[SUPPLIED DATA]:
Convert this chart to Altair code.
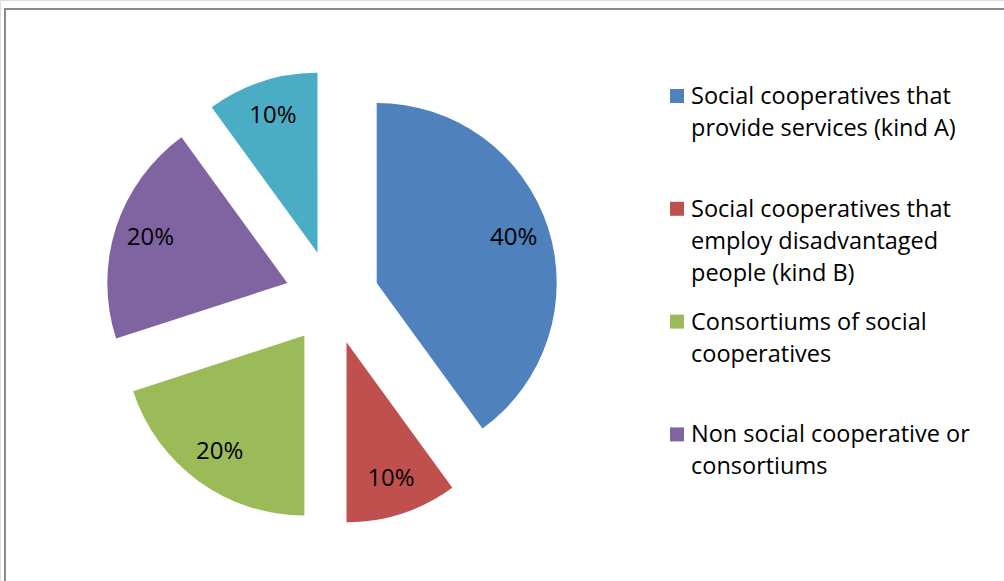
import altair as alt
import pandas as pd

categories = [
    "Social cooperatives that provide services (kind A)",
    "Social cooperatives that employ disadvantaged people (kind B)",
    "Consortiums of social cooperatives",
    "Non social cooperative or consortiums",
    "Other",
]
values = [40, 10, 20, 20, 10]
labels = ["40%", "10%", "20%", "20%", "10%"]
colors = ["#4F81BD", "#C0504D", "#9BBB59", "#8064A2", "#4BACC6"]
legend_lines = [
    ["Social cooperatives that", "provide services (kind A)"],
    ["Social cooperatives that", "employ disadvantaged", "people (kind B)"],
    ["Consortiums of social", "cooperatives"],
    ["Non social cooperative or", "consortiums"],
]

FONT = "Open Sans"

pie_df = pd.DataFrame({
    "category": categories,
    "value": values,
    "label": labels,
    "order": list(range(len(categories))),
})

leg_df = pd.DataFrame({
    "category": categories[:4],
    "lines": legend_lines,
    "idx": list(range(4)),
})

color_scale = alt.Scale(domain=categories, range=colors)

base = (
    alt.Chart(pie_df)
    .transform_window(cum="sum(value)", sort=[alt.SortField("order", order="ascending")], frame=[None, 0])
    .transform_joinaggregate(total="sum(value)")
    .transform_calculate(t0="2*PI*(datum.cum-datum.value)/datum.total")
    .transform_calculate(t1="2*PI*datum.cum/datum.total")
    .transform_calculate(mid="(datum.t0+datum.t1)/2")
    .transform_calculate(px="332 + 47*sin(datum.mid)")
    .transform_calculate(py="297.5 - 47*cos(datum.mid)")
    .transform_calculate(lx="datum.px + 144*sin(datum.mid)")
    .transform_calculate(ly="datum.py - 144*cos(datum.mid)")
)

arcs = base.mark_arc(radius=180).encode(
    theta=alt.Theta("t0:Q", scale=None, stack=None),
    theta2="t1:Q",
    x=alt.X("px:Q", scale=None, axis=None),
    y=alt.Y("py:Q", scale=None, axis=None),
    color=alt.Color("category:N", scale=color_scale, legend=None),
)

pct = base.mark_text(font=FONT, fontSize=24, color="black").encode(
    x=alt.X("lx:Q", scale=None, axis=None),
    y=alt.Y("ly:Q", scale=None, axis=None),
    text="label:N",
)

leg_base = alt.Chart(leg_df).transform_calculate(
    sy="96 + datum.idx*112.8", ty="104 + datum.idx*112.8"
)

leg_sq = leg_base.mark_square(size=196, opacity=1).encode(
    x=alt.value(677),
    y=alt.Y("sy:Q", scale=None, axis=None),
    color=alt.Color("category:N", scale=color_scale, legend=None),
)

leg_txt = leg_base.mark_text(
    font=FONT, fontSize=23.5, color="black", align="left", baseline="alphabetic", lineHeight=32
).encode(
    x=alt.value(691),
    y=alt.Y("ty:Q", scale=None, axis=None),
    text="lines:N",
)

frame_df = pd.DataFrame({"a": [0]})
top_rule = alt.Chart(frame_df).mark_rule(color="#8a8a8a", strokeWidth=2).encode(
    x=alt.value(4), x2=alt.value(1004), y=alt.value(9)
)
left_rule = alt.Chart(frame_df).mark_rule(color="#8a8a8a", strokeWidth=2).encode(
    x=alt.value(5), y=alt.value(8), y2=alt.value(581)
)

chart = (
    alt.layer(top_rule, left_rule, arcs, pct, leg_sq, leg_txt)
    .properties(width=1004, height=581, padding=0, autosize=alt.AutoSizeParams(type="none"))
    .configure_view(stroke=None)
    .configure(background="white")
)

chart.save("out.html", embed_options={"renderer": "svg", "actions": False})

[EXERCISE BRIEF]: Starting at the top of the listing above, please restate word for word each line up to and including the one that holds "color_scale = alt.Scale(domain=categories, range=colors)", omitting every image.

[SOLUTION BELOW]:
Convert this chart to Altair code.
import altair as alt
import pandas as pd

categories = [
    "Social cooperatives that provide services (kind A)",
    "Social cooperatives that employ disadvantaged people (kind B)",
    "Consortiums of social cooperatives",
    "Non social cooperative or consortiums",
    "Other",
]
values = [40, 10, 20, 20, 10]
labels = ["40%", "10%", "20%", "20%", "10%"]
colors = ["#4F81BD", "#C0504D", "#9BBB59", "#8064A2", "#4BACC6"]
legend_lines = [
    ["Social cooperatives that", "provide services (kind A)"],
    ["Social cooperatives that", "employ disadvantaged", "people (kind B)"],
    ["Consortiums of social", "cooperatives"],
    ["Non social cooperative or", "consortiums"],
]

FONT = "Open Sans"

pie_df = pd.DataFrame({
    "category": categories,
    "value": values,
    "label": labels,
    "order": list(range(len(categories))),
})

leg_df = pd.DataFrame({
    "category": categories[:4],
    "lines": legend_lines,
    "idx": list(range(4)),
})

color_scale = alt.Scale(domain=categories, range=colors)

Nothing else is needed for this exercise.